7. Good Insurance. This is not an option – it’s a necessity. Make sure the unit has not only normal house insurance but also extras like tenant damage and loss of rental income. This way, if a nightmare tenant whirlwinds through, this can lessen the financial impact. An insurance policy is a contract so make sure you read ALL of it, or have a trusted lawyer sum it up for you. The policy should also cover “Injury to people residing in or visiting the premises” which can prevent lawsuits. It may cost more to insure the unit with all these additions, but it can save money in the long-run. Click here to compare rates in your area.
8. Drop By. A good idea, if you can do it, is to inspect the applicant’s current home. Make a reason, for example when handing out an application, tell the prospect that you will come by to pick up the completed application and while there, inspect where they are living.
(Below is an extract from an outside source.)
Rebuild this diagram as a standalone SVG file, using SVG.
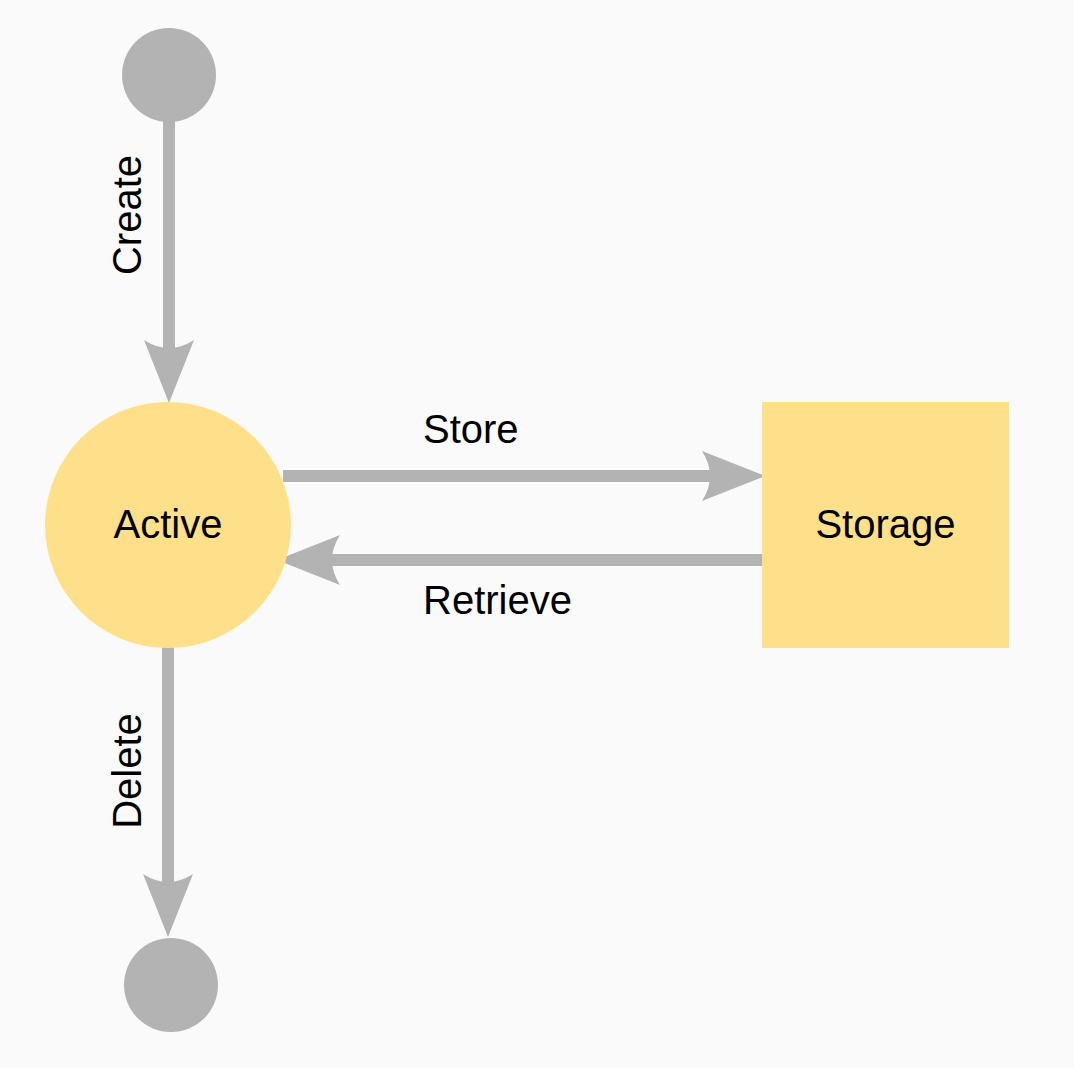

If they live out of town or are displaced and living with friends, and inspection is impossible, the deposit is doubled, with the consent of the tenant (may not be legal in some provinces). If things look good after 2-4 months, and all is going well, refund the extra deposit amount.
9. Make Renting Pay. “Once you have tenants and the rental is established, you will be liable to pay income tax on the rent you receive. However, landlords can offset many of their costs through taxable allowances, which can significantly reduce their tax bill and, in some instances, reduce it to zero. For example, landlords get tax relief on mortgage interest, professional fees such as solicitor and letting agent’s costs and they can also deduct the cost of replacement furniture, white goods and furnishings. For more information, visit the Revenue & Customs website, or speak to an accountant.”3
10. No Gaps. Don’t let a rental property sit with no tenants; these “income gaps” can cost a lot of lost revenue. Make sure to advertise the property BEFORE the current tenant leaves (as soon as they give notice). A sure fire way of having no gaps, and thus not losing any money, is to keep good tenants for as long as possible. Remember, renting properties is a business and tenants are customers, if they aren’t satisfied, they won’t continue using your service — it’s the same as any other business. Good tenants are like gold, keeping them will reduce the amount of rent lost due to vacancy, but also the amount paid for damage repairs, legal fees and anti-anxiety pills! If you have good tenants who are looking after the house, you don’t always have to keeping raising the rent every year – reward good tenants and increase your likelihood of retaining them by giving them a discount. This doesn’t even mean you have to lose money, if the tenant keeps up, or even improves the property, the capital value they are adding to your property may make up for the lower price you are charging.